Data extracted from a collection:
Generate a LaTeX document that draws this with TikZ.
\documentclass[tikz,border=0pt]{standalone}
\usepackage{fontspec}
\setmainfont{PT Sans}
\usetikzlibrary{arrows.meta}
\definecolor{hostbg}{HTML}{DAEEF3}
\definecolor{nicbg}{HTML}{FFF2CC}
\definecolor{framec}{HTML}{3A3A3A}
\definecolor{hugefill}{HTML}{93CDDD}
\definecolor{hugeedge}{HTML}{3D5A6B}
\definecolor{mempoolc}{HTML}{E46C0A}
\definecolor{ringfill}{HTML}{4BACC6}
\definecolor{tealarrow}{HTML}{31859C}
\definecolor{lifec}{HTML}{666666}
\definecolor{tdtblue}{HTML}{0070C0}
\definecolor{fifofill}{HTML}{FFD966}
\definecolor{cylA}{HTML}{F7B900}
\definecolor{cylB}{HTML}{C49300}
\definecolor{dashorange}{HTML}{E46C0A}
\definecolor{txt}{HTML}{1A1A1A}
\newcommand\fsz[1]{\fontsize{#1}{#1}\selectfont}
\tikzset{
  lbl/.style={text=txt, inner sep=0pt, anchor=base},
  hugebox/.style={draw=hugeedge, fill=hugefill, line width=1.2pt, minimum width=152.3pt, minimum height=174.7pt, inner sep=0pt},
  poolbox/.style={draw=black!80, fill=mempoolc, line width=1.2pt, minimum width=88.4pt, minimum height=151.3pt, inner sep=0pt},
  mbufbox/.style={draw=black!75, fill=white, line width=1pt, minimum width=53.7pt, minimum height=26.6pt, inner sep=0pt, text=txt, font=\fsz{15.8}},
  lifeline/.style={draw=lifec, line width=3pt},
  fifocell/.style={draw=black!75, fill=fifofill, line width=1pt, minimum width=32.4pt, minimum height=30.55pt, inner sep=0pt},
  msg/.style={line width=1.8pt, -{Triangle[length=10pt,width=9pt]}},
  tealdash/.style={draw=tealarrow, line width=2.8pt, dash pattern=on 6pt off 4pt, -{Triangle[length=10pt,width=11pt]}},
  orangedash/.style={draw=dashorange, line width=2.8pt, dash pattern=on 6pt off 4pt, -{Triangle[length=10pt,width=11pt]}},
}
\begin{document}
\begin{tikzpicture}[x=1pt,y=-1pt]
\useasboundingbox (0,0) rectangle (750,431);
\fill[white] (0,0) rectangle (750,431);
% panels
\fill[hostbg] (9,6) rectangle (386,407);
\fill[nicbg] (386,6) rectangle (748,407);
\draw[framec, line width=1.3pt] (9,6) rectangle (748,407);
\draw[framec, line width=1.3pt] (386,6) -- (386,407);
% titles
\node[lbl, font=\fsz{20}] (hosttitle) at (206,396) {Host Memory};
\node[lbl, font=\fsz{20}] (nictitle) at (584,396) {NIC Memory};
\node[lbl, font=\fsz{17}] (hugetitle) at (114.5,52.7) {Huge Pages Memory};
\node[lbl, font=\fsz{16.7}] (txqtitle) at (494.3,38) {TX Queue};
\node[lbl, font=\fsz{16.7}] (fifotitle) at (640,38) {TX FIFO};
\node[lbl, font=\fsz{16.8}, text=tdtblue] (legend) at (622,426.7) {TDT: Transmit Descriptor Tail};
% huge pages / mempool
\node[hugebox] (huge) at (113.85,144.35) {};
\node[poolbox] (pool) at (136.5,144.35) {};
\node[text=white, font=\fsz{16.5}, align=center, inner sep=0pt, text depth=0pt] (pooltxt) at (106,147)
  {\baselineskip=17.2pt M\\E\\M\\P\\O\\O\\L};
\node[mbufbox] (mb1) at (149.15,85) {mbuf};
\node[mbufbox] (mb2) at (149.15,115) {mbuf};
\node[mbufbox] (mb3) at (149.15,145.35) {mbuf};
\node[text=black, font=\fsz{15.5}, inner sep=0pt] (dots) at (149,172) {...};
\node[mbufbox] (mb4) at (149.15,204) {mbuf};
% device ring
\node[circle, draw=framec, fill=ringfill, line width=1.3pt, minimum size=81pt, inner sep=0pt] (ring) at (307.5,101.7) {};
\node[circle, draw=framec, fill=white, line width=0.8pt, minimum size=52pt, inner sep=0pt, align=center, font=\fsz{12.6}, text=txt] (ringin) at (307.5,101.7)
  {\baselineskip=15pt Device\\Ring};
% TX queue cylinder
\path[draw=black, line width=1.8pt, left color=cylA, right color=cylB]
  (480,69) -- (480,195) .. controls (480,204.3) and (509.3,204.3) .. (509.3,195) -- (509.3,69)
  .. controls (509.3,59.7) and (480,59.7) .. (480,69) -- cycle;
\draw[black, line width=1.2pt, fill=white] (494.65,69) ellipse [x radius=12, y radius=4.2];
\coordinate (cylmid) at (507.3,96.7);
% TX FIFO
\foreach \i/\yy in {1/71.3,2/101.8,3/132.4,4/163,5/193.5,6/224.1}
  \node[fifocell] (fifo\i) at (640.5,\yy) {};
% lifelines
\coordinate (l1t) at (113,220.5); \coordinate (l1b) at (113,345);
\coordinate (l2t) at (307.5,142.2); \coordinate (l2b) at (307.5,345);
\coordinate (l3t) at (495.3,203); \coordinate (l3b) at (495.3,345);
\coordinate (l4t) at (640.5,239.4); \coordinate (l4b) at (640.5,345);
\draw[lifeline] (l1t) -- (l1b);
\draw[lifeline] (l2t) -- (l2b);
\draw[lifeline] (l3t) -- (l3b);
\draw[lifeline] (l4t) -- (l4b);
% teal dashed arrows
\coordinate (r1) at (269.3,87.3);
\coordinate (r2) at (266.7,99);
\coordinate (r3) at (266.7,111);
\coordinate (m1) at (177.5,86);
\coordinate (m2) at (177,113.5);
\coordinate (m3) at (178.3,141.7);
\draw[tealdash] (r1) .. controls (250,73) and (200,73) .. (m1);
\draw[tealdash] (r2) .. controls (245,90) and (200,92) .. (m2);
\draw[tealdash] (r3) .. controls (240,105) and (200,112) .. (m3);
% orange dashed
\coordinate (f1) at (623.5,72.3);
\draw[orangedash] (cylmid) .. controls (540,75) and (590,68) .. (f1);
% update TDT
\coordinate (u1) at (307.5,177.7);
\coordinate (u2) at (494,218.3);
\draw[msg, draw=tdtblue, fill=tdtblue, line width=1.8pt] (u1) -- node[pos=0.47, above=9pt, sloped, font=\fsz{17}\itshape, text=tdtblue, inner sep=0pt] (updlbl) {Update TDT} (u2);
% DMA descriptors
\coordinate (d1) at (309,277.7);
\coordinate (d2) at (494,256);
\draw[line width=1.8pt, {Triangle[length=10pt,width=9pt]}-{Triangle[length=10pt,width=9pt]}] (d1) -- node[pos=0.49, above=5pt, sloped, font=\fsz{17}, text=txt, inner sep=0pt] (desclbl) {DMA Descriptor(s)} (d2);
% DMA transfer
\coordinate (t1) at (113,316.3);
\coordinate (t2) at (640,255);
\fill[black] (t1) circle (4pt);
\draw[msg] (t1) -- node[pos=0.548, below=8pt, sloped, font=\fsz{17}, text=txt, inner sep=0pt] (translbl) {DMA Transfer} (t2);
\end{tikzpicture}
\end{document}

* * *

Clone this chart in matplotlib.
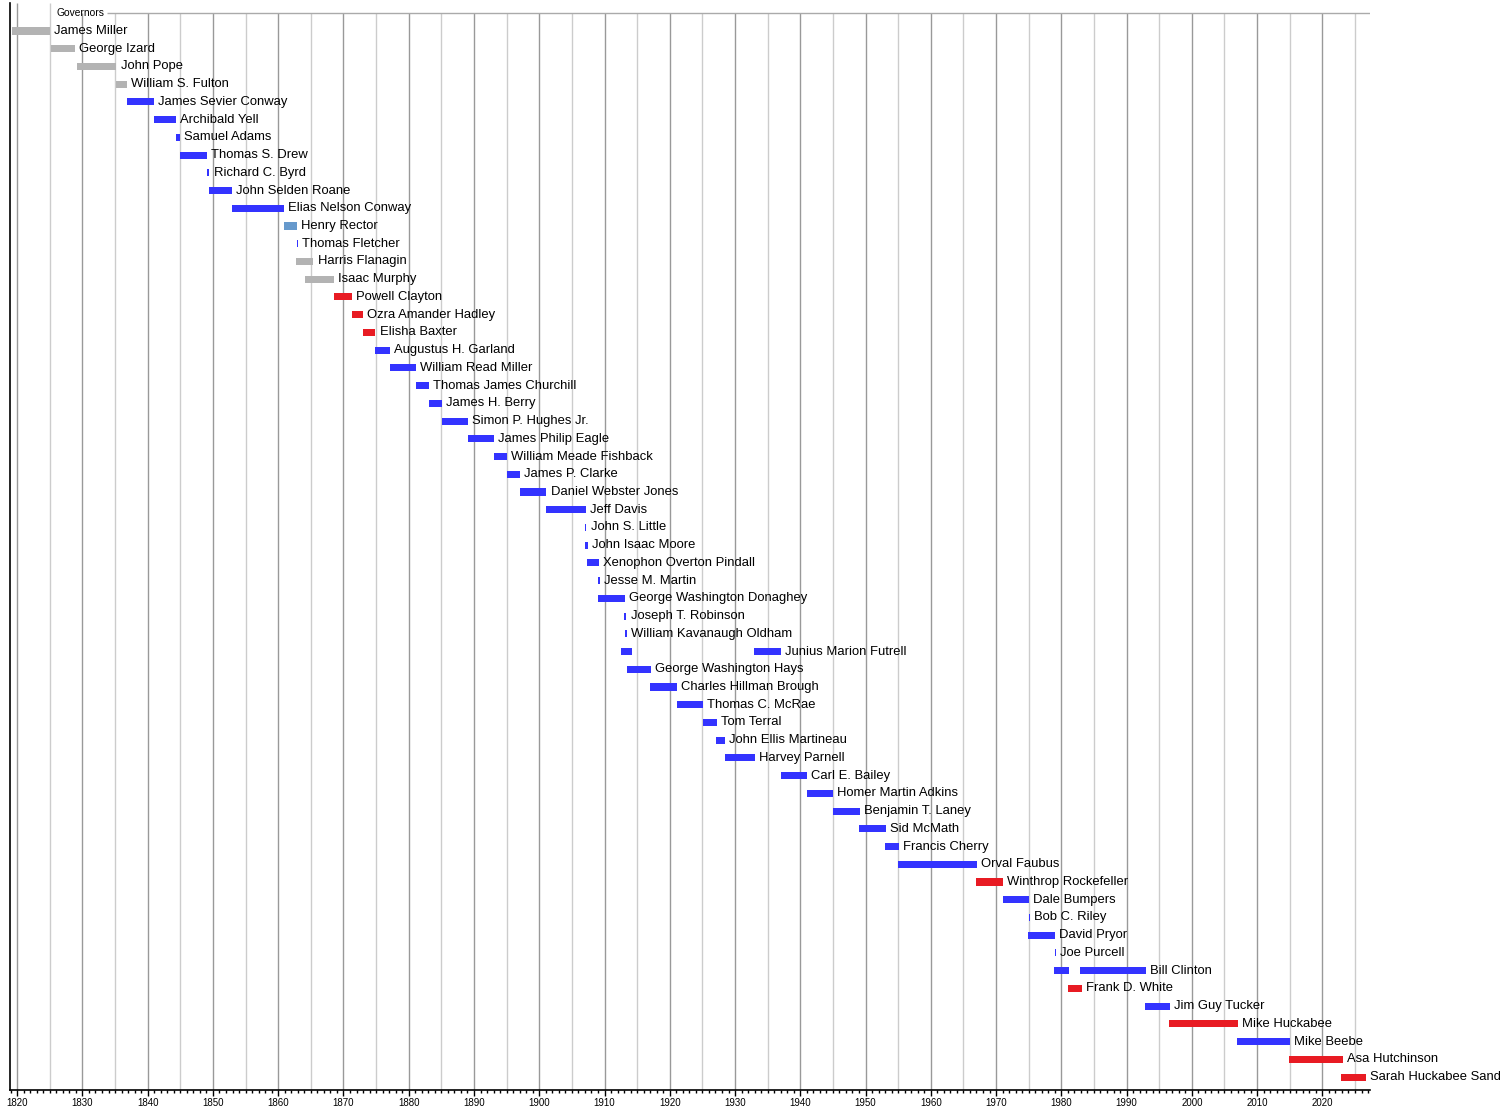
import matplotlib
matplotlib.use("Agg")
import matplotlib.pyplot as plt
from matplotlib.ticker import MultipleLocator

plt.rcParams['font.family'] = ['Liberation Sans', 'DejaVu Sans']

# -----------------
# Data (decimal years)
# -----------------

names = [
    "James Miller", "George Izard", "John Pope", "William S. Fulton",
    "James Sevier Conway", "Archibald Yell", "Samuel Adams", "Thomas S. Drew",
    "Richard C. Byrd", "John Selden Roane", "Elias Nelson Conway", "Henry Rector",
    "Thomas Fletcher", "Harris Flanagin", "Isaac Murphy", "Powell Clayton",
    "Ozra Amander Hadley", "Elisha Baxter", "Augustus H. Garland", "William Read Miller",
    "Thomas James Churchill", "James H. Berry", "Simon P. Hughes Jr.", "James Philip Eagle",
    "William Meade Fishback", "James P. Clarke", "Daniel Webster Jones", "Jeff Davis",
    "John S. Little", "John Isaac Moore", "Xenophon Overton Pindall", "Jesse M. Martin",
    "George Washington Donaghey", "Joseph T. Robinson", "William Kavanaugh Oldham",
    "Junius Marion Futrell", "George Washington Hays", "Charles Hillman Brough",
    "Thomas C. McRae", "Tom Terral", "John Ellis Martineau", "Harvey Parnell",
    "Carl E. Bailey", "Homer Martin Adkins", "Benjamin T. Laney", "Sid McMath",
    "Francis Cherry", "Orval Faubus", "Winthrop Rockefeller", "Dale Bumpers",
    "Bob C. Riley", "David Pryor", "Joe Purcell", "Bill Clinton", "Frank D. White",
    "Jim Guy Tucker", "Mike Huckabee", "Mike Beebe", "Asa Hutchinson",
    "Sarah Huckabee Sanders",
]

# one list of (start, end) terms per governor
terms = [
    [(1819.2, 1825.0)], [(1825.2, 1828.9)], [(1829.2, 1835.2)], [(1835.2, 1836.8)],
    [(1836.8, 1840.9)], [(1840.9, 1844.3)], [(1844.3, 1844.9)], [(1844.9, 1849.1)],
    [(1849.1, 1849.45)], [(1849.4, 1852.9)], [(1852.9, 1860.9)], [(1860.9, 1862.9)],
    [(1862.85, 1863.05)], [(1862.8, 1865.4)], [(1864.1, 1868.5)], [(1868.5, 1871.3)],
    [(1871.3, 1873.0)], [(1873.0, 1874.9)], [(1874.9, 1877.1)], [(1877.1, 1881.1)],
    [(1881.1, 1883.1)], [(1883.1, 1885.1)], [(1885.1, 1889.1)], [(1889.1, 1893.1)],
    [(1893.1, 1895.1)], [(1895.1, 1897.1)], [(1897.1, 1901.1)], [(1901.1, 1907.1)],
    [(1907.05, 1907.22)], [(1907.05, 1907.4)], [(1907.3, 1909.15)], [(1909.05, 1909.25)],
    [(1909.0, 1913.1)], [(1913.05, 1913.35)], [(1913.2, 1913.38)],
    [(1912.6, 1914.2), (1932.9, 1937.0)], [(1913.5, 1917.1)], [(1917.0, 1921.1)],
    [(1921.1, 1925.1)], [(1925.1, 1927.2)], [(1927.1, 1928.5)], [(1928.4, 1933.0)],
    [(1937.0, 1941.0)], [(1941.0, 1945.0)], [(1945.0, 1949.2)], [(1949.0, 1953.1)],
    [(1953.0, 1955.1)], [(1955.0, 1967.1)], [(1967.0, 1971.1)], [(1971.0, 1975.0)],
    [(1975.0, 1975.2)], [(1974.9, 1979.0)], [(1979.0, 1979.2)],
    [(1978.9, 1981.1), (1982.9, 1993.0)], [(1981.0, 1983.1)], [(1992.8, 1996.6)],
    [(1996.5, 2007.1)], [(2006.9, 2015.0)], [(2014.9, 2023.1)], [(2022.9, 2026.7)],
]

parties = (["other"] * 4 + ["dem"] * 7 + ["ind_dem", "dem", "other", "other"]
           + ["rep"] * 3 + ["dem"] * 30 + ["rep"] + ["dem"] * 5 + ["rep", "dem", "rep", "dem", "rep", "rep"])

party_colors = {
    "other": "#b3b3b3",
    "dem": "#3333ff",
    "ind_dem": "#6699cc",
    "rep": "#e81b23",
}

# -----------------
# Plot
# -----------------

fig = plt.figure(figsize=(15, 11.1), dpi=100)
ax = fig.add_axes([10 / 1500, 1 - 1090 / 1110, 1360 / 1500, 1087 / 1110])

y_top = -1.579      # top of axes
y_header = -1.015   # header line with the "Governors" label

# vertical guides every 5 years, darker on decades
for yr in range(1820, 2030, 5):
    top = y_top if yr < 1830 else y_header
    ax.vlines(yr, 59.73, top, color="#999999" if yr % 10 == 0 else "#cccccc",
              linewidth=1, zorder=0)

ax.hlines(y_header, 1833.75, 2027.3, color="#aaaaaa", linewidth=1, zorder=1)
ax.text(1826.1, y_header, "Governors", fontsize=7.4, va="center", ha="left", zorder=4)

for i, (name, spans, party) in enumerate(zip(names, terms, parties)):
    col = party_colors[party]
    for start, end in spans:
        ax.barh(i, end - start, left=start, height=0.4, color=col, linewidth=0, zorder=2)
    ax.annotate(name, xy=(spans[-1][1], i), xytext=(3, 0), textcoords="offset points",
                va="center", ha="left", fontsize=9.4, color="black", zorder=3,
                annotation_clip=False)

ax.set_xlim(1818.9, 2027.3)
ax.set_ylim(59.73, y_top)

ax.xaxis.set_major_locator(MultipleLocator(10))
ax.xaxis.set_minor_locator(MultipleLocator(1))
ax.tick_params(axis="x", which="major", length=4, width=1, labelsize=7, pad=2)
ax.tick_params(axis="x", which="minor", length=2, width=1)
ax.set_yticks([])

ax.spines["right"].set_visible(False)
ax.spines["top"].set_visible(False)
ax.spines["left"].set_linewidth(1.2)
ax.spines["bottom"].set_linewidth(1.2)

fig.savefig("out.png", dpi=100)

...

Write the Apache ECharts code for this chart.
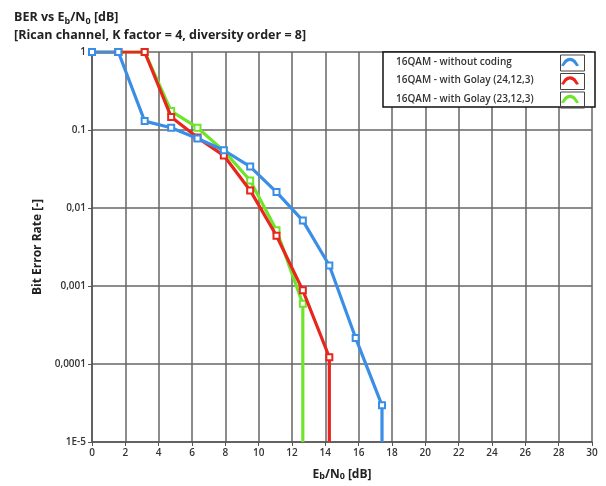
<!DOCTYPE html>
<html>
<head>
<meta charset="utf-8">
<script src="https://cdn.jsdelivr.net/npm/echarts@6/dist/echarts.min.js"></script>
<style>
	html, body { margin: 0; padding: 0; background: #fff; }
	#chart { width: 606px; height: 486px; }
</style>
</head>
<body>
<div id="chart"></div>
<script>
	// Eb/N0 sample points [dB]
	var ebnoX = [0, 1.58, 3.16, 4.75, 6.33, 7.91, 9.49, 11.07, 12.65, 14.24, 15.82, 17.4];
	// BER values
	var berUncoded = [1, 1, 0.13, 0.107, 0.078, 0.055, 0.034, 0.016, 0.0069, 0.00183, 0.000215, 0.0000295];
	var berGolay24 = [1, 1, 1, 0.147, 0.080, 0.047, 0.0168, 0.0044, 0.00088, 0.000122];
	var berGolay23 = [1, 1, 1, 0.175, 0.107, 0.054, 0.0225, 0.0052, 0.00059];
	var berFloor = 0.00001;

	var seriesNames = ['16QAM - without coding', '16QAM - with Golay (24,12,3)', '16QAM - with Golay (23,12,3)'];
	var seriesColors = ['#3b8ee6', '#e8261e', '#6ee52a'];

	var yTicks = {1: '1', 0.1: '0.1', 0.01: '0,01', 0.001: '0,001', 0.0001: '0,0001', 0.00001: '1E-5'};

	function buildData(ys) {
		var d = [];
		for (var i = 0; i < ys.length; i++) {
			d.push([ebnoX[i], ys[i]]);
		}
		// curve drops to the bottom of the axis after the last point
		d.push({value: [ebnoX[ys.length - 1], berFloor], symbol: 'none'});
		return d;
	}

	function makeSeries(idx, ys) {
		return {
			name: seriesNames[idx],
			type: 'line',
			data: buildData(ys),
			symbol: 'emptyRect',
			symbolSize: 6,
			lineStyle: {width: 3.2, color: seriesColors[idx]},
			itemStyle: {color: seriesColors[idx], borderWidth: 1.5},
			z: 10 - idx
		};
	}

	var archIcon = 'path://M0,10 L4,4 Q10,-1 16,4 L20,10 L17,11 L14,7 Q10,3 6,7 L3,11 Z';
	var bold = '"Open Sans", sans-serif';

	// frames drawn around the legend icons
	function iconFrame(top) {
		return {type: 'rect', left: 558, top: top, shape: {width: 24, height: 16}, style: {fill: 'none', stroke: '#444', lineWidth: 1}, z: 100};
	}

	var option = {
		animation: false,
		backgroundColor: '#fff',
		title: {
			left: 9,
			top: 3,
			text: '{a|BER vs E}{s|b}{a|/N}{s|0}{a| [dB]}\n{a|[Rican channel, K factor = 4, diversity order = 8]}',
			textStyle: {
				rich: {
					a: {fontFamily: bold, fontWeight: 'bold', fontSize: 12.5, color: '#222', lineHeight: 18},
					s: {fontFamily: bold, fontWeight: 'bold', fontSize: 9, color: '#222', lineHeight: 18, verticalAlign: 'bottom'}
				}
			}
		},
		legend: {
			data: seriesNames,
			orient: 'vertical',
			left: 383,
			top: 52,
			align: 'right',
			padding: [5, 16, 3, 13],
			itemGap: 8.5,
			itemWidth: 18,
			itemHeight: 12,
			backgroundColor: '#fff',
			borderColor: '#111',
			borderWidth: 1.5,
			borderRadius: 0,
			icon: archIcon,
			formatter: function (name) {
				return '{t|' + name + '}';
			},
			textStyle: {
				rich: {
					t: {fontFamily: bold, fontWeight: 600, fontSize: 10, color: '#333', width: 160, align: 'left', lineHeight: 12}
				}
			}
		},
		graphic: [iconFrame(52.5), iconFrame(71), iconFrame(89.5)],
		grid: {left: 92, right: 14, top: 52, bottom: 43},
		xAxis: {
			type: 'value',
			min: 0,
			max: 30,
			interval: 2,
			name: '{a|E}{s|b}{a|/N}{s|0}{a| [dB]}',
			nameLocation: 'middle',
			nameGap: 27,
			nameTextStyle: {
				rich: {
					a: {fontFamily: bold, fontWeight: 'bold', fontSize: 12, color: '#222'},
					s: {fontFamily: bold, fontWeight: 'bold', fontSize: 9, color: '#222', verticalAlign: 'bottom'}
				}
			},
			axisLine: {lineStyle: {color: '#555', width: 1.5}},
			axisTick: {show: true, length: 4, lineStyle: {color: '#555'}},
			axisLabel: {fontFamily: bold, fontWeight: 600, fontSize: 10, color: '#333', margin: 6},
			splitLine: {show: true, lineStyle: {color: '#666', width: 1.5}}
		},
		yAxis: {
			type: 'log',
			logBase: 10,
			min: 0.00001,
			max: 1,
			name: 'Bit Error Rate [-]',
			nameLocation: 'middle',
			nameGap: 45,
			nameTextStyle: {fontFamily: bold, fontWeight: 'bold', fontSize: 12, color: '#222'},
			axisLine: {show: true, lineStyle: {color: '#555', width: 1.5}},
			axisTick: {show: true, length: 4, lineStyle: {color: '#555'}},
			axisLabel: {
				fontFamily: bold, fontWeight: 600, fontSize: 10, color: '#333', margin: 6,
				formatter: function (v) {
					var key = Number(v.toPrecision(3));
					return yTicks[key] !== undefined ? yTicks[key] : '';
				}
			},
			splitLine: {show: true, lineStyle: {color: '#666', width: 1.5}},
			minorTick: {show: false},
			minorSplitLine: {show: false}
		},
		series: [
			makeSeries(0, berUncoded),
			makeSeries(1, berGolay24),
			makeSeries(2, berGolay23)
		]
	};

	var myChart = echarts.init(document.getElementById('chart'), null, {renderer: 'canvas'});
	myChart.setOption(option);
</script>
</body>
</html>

→ WHAT YOU WILL DO: Give again, word for word, the part that opens with the line containing "Write the Apache ECharts code for this chart." and closes with the one containing "var seriesColors = ['#3b8ee6', '#e8261e', '#6ee52a'];". Include both of those lines and skip all pictures.

→ RESULT:
Write the Apache ECharts code for this chart.
<!DOCTYPE html>
<html>
<head>
<meta charset="utf-8">
<script src="https://cdn.jsdelivr.net/npm/echarts@6/dist/echarts.min.js"></script>
<style>
	html, body { margin: 0; padding: 0; background: #fff; }
	#chart { width: 606px; height: 486px; }
</style>
</head>
<body>
<div id="chart"></div>
<script>
	// Eb/N0 sample points [dB]
	var ebnoX = [0, 1.58, 3.16, 4.75, 6.33, 7.91, 9.49, 11.07, 12.65, 14.24, 15.82, 17.4];
	// BER values
	var berUncoded = [1, 1, 0.13, 0.107, 0.078, 0.055, 0.034, 0.016, 0.0069, 0.00183, 0.000215, 0.0000295];
	var berGolay24 = [1, 1, 1, 0.147, 0.080, 0.047, 0.0168, 0.0044, 0.00088, 0.000122];
	var berGolay23 = [1, 1, 1, 0.175, 0.107, 0.054, 0.0225, 0.0052, 0.00059];
	var berFloor = 0.00001;

	var seriesNames = ['16QAM - without coding', '16QAM - with Golay (24,12,3)', '16QAM - with Golay (23,12,3)'];
	var seriesColors = ['#3b8ee6', '#e8261e', '#6ee52a'];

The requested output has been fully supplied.